As for the limits of bothsidesism: generally, American media is pretty polarized right vs. left in terms of their audience. I discuss this a bit here https://www.betterconflictbulletin.org/p/is-it-a-problem-if-a-newsroom-serves

So no one is actually succeeding at being non-partisan, in my opinion.

I'm working on saying more about how pluralist newsrooms with the specific goal of maintaining a diverse audience could work, but for a preview of some ideas see my interview with Tangle editor Isaac Saul.
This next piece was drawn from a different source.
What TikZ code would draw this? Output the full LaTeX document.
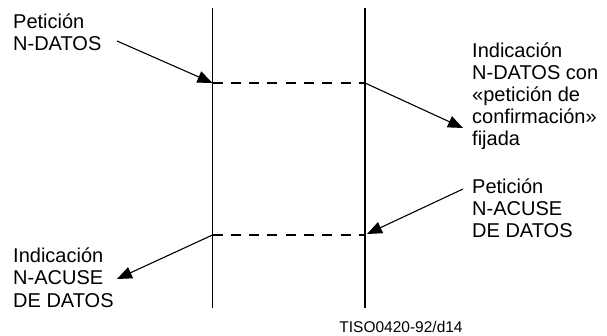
\documentclass[tikz,border=0pt]{standalone}
\usepackage{fontspec}
\setmainfont{Liberation Sans}
\usetikzlibrary{arrows.meta}
\begin{document}
\begin{tikzpicture}[x=1pt,y=-1pt,
  life/.style={line width=1.8pt},
  msg/.style={dashed,line width=1.8pt,dash pattern=on 10pt off 8.3pt},
  sig/.style={line width=1.1pt,-{Triangle[length=15pt,width=12pt]}},
  lbl/.style={anchor=base west,align=left,inner sep=0pt,font=\fontsize{20}{22}\selectfont},
  ref/.style={anchor=base,inner sep=0pt,font=\fontsize{15.5}{18}\selectfont}]
\useasboundingbox (0,0) rectangle (607,336);
% lifelines
\coordinate (Lt) at (212.5,8);
\coordinate (Lb) at (212.5,308);
\coordinate (Rt) at (365,8);
\coordinate (Rb) at (365,308);
\draw[life] (Lt) -- (Lb);
\draw[life] (Rt) -- (Rb);
% event points
\coordinate (L1) at (212.5,83);
\coordinate (R1) at (365,83);
\coordinate (L2) at (212.5,235);
\coordinate (R2) at (365,235);
\coordinate (R2t) at (367,234);
\draw[msg] (L1) -- (R1);
\draw[msg] (L2) -- (R2);
% labels (base = baseline of last line)
\node[lbl] (t1) at (13,51) {Petición\\N-DATOS};
\node[lbl] (t2) at (472,146) {Indicación\\N-DATOS con\\«petición de\\confirmación»\\fijada};
\node[lbl] (t3) at (472,238) {Petición\\N-ACUSE\\DE DATOS};
\node[lbl] (t4) at (13,307) {Indicación\\N-ACUSE\\DE DATOS};
\node[ref] (t5) at (401,332) {TISO0420-92/d14};
% arrow ends
\coordinate (a1s) at (117,41);
\coordinate (a2e) at (463,128);
\coordinate (a3s) at (463,189);
\coordinate (a4e) at (117,279);
\draw[sig] (a1s) -- (L1);
\draw[sig] (R1) -- (a2e);
\draw[sig] (a3s) -- (R2t);
\draw[sig] (L2) -- (a4e);
\end{tikzpicture}
\end{document}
https://www.betterconflictbulletin.org/p/isaac-saul-doing-journalism-thats

and my ideas about how to build politically neutral LLMs

https://humancompatible.ai/news/2025/02/04/a-practical-definition-of-political-neutrality-for-ai/

It certainly matters which dertransitioners you talk to. In general it matters which sources media talks to and includes when trying to understand and represent the perspective of a particular side on a particular issue. These are choices that can be criticized by the other side, or defended as valid.

I agree there is a point at which a faction is too marginal to be included. Conversely, there is a point at which a large enough minority of people hold an opinion that it's essential to include it.

And if one side really does have a more nuanced and strong opinion, then let's see that laid out versus the strongest form of the bad argument.